To be ground to a smooth paste
3/4 cup freshly grated coconut
1 tsp cumin seeds (jeera)
4 green chillies, chopped
1/2 tsp turmeric powder (haldi)
1/2 tsp tamarind (imli) pulp
1/4 cup water

Other ingredients
oil for greasing
2 tbsp oil
1 tsp cumin seeds (jeera)

Method

    For the rice

    1. Heat the oil in a pan add the cloves and cardamoms.
    2. Add the rice and fry till all the grains are well coated with oil.
    3. Add the salt and coconut milk. Cover and cook over a slow flame for 10 to 15 minutes till rice is cooked.
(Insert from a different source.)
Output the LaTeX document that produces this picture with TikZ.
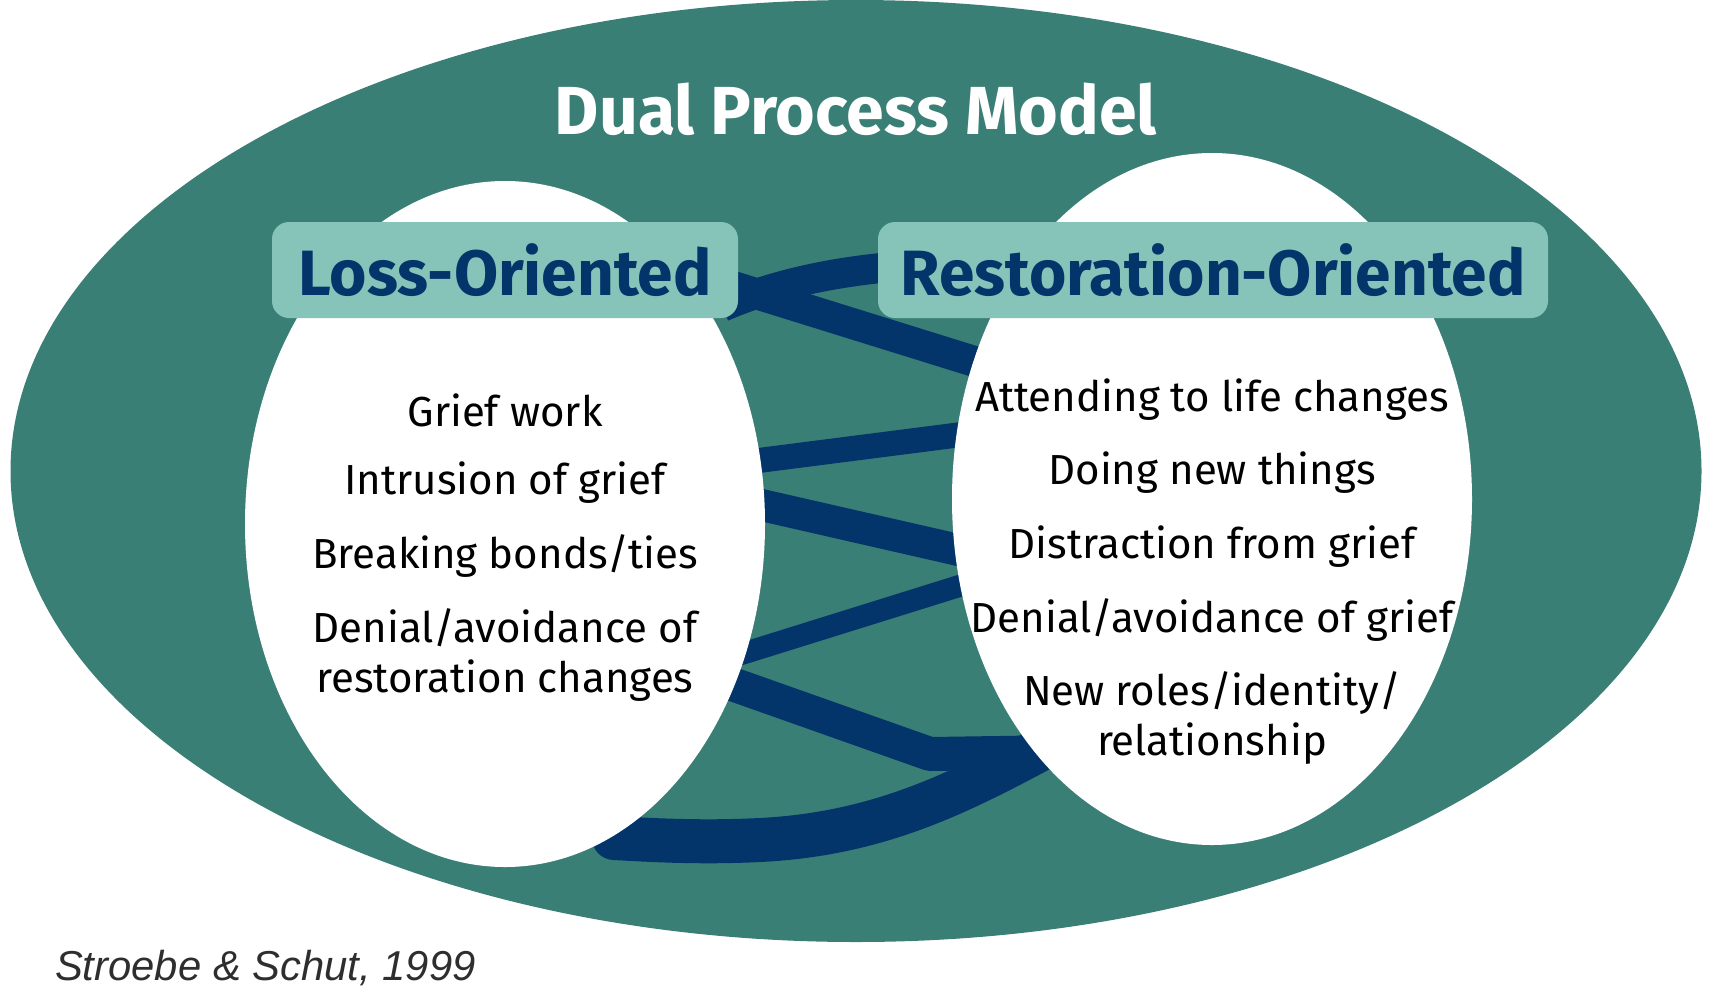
\documentclass[tikz,border=0pt]{standalone}
\usepackage{fontspec}
\setmainfont{Fira Sans}
\newfontfamily\citefont{Liberation Sans}
\usetikzlibrary{shapes.geometric,backgrounds}
\definecolor{deepteal}{HTML}{3A7F75}
\definecolor{mint}{HTML}{86C4B9}
\definecolor{navy}{HTML}{03346A}
\definecolor{slate}{HTML}{2E2E2E}

\begin{document}
\begin{tikzpicture}[x=0.5pt,y=-0.5pt,
  pool/.style={ellipse,fill=white,inner sep=0pt,minimum width=260pt},
  tag/.style={fill=mint,rounded corners=8.5pt,minimum height=48pt,inner sep=0pt,
    text=navy,font=\fontsize{32}{34}\selectfont\bfseries},
  item/.style={align=center,font=\fontsize{21}{24.6}\selectfont},
  band/.style={draw=navy,line cap=butt,shorten <=-6pt,shorten >=-6pt}]
  \useasboundingbox (0,0) rectangle (1714,992);

  % the two sides
  \node[pool,minimum height=343pt] (loss) at (505,524) {};
  \node[pool,minimum height=346pt] (resto) at (1212,499) {};
  \node[tag,minimum width=233pt] (losslbl) at (505,270) {Loss-Oriented};
  \node[tag,minimum width=335pt] (restolbl) at (1213,270) {Restoration-Oriented};
  \node[font=\fontsize{34}{36}\selectfont\bfseries,text=white] (title) at (856,109) {Dual Process Model};

  \foreach \y/\txt [count=\i] in {410/Grief work, 483/Intrusion of grief,
    556/{Breaking bonds/ties}, 655/{Denial/avoidance of\\restoration changes}}
    \node[item] (l\i) at (505,\y) {\txt};
  \foreach \y/\txt [count=\i] in {400/Attending to life changes, 473/Doing new things,
    547/Distraction from grief, 620/{Denial/avoidance of grief},
    718/{New roles/identity/\\relationship}}
    \node[item] (r\i) at (1212,\y) {\txt};

  \node[anchor=west,font=\citefont\itshape\fontsize{20.9}{24}\selectfont,text=slate] (cite) at (48,968) {Stroebe \& Schut, 1999};

  \coordinate (apex) at (930,754);
  \coordinate (bend) at (760,840);
  \coordinate (tip) at (614,838);

  \begin{scope}[on background layer]
    \fill[deepteal] (856,471) ellipse [x radius=422.75pt, y radius=235.5pt];
    % oscillation
    \draw[band,line width=15pt] ([shift={(-5,32)}]losslbl.east) .. controls +(40,-17) and +(-60,5) .. ([shift={(12,-3)}]restolbl.west);
    \draw[band,line width=15.5pt] ([shift={(-10,15)}]losslbl.east) -- (resto.150);
    \draw[band,line width=12.5pt] (loss.14) -- (resto.166);
    \draw[band,line width=16pt] (loss.4) -- (resto.191);
    \draw[band,line width=11pt] (resto.199) -- (loss.332);
    \draw[band,line width=17pt,line join=round] (loss.325) -- (apex) -- (resto.235);
    \draw[band,line width=22pt,line cap=round,shorten >=0pt] (resto.235) .. controls (960,792) and (880,834) .. (bend) .. controls (700,843) and (650,840) .. (tip);
  \end{scope}
\end{tikzpicture}
\end{document}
Ensure that each grain of rice is separate. Keep aside.

    For the avial

    1. Heat the oil in a pan and add the drumsticks with ¼ cup of water. Cover and cook till they are half done.
    2. Add the remaining vegetables and salt and mix well. Cover and cook till the vegetables are tender.
    3. Add the prepared paste and ¼ cup of water and bring to a boil. Simmer for 5 minutes and then add the curds. Cook till the mixture becomes almost dry. Keep aside.

    How to proceed

    1. Heat 1 tbsp of oil in a huge vessel make a layer by spreading 1/3 of the rice.
    2. On it spread ½ the avial and 1/3 of rice.
    3. Layer again with ½ of the avial and remaining 1/3 rice.
    4. Cover a lid and seal the edges with a dough.
    5. Cook on a slow flame for 20 to 25 minutes. Serve hot.